The sea, or any stretch of open water, aren’t always the warmest places to enter every year, unless it’s hot weather! What is the longest you’ve stayed in the water?

My longest swim was 2 ways Windermere, which is meant to be 21 miles but I had to swim a bit longer as it was a bit windy! It took me 12 hours 34 minutes and 54 seconds …. It was great to be supported by a Manx team there who travelled from the Isle of Man to be my kayakers escort. I was spoilt with the Manx support as I have always been. Last year I swam around the Island in stages, a distance of 122kmin 17 days, where I was accompanied by seals, dolphins and my support team, headed by Steve Watt.

Do you prefer to swim in a wetsuit or a swimsuit?

No, I have never swum with a wetsuit! When I started sea swimming in Dublin, none of my friends were wearing one so I didn’t either. My time spent swimming in cold water increased over the years. In 2017 I completed an Ice mile (this is achieved when the water temperature is below 5 degrees Celsius and must be done without a wetsuit) in Cringle reservoir for my birthday. I was lucky to have it organised for me by Nigel Hendy and verified by friends from the International Ice Swimming association. All I had to do was train and not think about the logistics of it.

Who do you swim with when out on the water?

When I arrived on the Isle of Man I was introduced to Mark Gorry by a mutual colleague. Mark also did some sea swimming challenges and from that day onwards, we decided to meet every Sunday morning at 10.30 in Port Erin for a sea swim.
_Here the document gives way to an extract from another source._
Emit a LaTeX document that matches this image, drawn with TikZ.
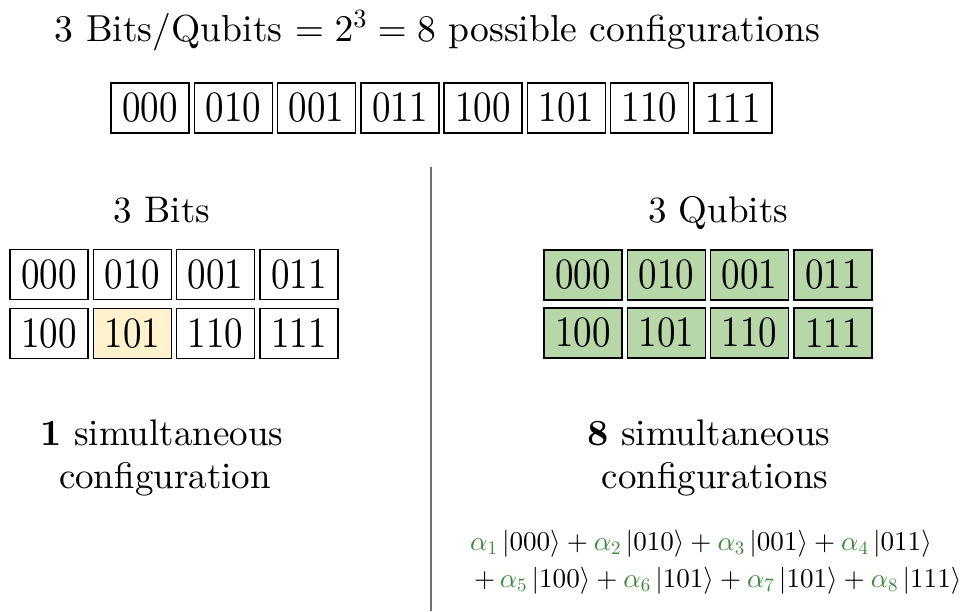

As the years went by, the “club” became much bigger but some things don’t change… We are still meeting at the same time.

Where is the best place place to swim around the Island?

Swimming to the Calf of Man is a special one but it needs quite a bit of organisation due to its health and safety. Niarbyl is also a great place to swim. You can explore the caves and it’s just one of the prettiest places on the Island and the water is so crystal clear!

How many New Year’s dips do you do each year?

It varies! In 2021 I did the 4 dips in the South of the Island and in 2020, I completed 20 dips around the Isle of Man with my friend Steve Watt ( we are always both up for a challenge!).